- Abbreviation: CCP
- President: Alberto Pinheiro Torres (1917–1919) António Lino Neto (1919–1934)
- Founded: 22 January 1915 8 August 1917
- Dissolved: February 1934 January 1940
- Religion: Catholicism

= Portuguese Catholic Centre =

Portuguese political party

The Portuguese Catholic Centre (Centro Católico Português, CCP) was a political party in Portugal. Founded in 1915, it won seats in six consecutive elections, before being disbanded in January 1940.

==History==
The party was established in Braga in 1915 and won a single seat in both the House of Representatives and the Senate in the parliamentary elections later that year. The 1918 elections were boycotted by the three largest parties, and saw the PCC win five House seats and retain its seat in the Senate. The party was reduced back to a single seat in both chambers in the 1919 elections, but won three seats in both chambers in the 1921 elections. Although it was reduced to a single Senate seat in the 1922 elections, the PCC won five seats in the House.
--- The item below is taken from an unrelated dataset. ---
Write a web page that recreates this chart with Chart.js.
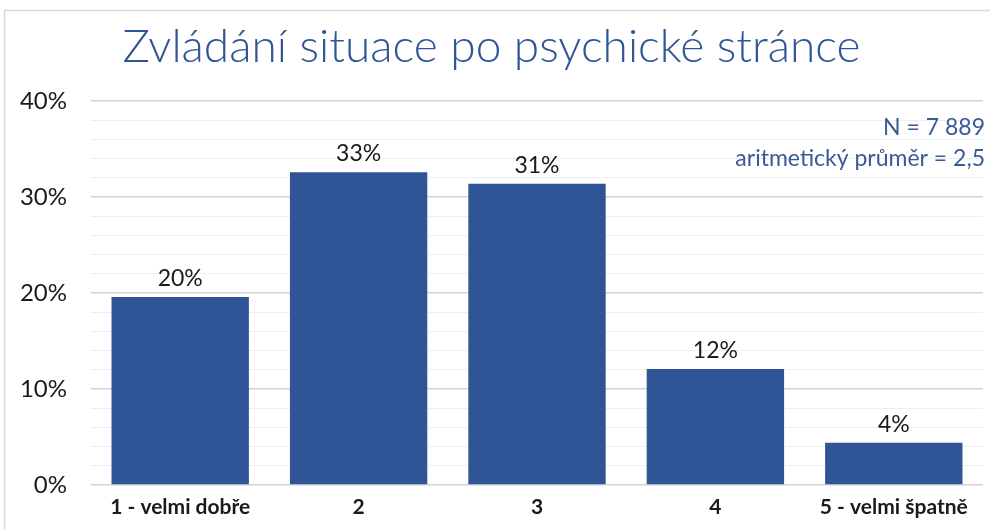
<!DOCTYPE html>
<html>
<head>
<meta charset="utf-8">
<script src="https://cdn.jsdelivr.net/npm/chart.js@4.4.1/dist/chart.umd.min.js"></script>
<style>
    html, body { margin: 0; padding: 0; background: #fff; }
    #wrap { width: 990px; height: 530px; position: relative; }
</style>
</head>
<body>
<div id="wrap"><canvas id="chart" width="990" height="530"></canvas></div>
<script>
// data
const categories = ['1 - velmi dobře', '2', '3', '4', '5 - velmi špatně'];
const shares = [19.6, 32.6, 31.4, 12.1, 4.4];
const valueLabels = ['20%', '33%', '31%', '12%', '4%'];
const noteLines = ['N = 7 889', 'aritmetický průměr = 2,5'];

const BLUE = '#2F5597';
const FONT = 'Lato, "Open Sans", sans-serif';

// value labels, notes and the outer frame
const extras = {
    id: 'extras',
    beforeDraw(chart) {
        const ctx = chart.ctx;
        ctx.save();
        ctx.strokeStyle = '#d9d9d9';
        ctx.lineWidth = 1.5;
        ctx.beginPath();
        ctx.moveTo(4.5, 530);
        ctx.lineTo(4.5, 10.5);
        ctx.lineTo(990, 10.5);
        ctx.stroke();
        ctx.restore();
    },
    afterDatasetsDraw(chart) {
        const ctx = chart.ctx;
        const meta = chart.getDatasetMeta(0);
        ctx.save();
        ctx.fillStyle = '#1a1a1a';
        ctx.font = '23px ' + FONT;
        ctx.textAlign = 'center';
        ctx.textBaseline = 'bottom';
        meta.data.forEach((bar, i) => {
            ctx.fillText(valueLabels[i], bar.x, bar.y - 7);
        });
        ctx.fillStyle = '#3A5A96';
        ctx.font = '23px ' + FONT;
        ctx.textAlign = 'right';
        ctx.textBaseline = 'middle';
        const right = chart.chartArea.right + 2;
        const y = chart.scales.y;
        ctx.fillText(noteLines[0], right, y.getPixelForValue(37.2));
        ctx.fillText(noteLines[1], right, y.getPixelForValue(34.0));
        ctx.restore();
    }
};

new Chart(document.getElementById('chart'), {
    type: 'bar',
    data: {
        labels: categories,
        datasets: [{
            data: shares,
            backgroundColor: BLUE,
            barPercentage: 0.77,
            categoryPercentage: 1
        }]
    },
    options: {
        responsive: false,
        animation: false,
        layout: { padding: { left: 0, right: 7, top: 0, bottom: 0 } },
        plugins: {
            legend: { display: false },
            tooltip: { enabled: false },
            title: {
                display: true,
                text: 'Zvládání situace po psychické stránce',
                color: BLUE,
                font: { family: FONT, size: 46, weight: '300' },
                padding: { top: 20, bottom: 26 }
            }
        },
        scales: {
            x: {
                grid: { display: false, drawTicks: false },
                border: { display: false },
                ticks: {
                    color: '#1a1a1a',
                    padding: 12,
                    font: { family: FONT, size: 21, weight: 'bold', lineHeight: 1 }
                }
            },
            y: {
                min: 0,
                max: 40,
                afterFit(scale) { scale.width = 91; },
                border: { display: false },
                grid: {
                    drawTicks: false,
                    color: ctx => ctx.tick.value % 10 === 0 ? '#d4d4d4' : '#eeeeee',
                    lineWidth: ctx => ctx.tick.value % 10 === 0 ? 1.5 : 1
                },
                ticks: {
                    stepSize: 2,
                    autoSkip: false,
                    padding: 24,
                    color: '#1a1a1a',
                    font: { family: FONT, size: 24 },
                    callback: v => v % 10 === 0 ? v + '%' : ''
                }
            }
        }
    },
    plugins: [extras]
});
</script>
</body>
</html>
The 1925 elections saw the party retain its Senate seat and win four seats in the House.

After the 28 May 1926 coup d'état, the PCC's direction supported the vote on the National Union and many of its members were invited by António de Oliveira Salazar to become part of the National Union. The CCP would have no presence in Parliament after the coup, despite not being disbanded. Instead, the CCP would then serve to provide administrative assistance to the clergy and other catholic corporations. On 7 February 1934, António Lino Neto (who had been president since 1919) resigned from the party after a letter from Pope Pius XI recognized another Catholic association, Acção Católica Portuguesa. The party was officially disbanded by the episcopacy in January 1940, in the context of the 1940 Concordat between Portugal and the Holy See. At the time it was the last non-government party still in operation, 14 years after the coup.

==Election results==

| Elections | Chamber of Deputies | Senate |
|---|---|---|
| 1915 | 1 / 163 | 1 / 69 |
| 1918 | 5 / 155 | 1 / 73 |
| 1919 | 1 / 163 | 1 / 71 |
| 1921 | 3 / 163 | 3 / 71 |
| 1922 | 5 / 163 | 1 / 70 |
| 1925 | 4 / 163 | 1 / 65 |

==Notable members==
- António de Oliveira Salazar, who ran in the 1921 Portuguese legislative election (elected as representative of Guimarães) and 1925 Portuguese legislative election (Arganil candidate, was not elected).
- António Lino Neto, president of the party (1919 - 1934).
- João J. Fonseca Garcia, president of the party (1934).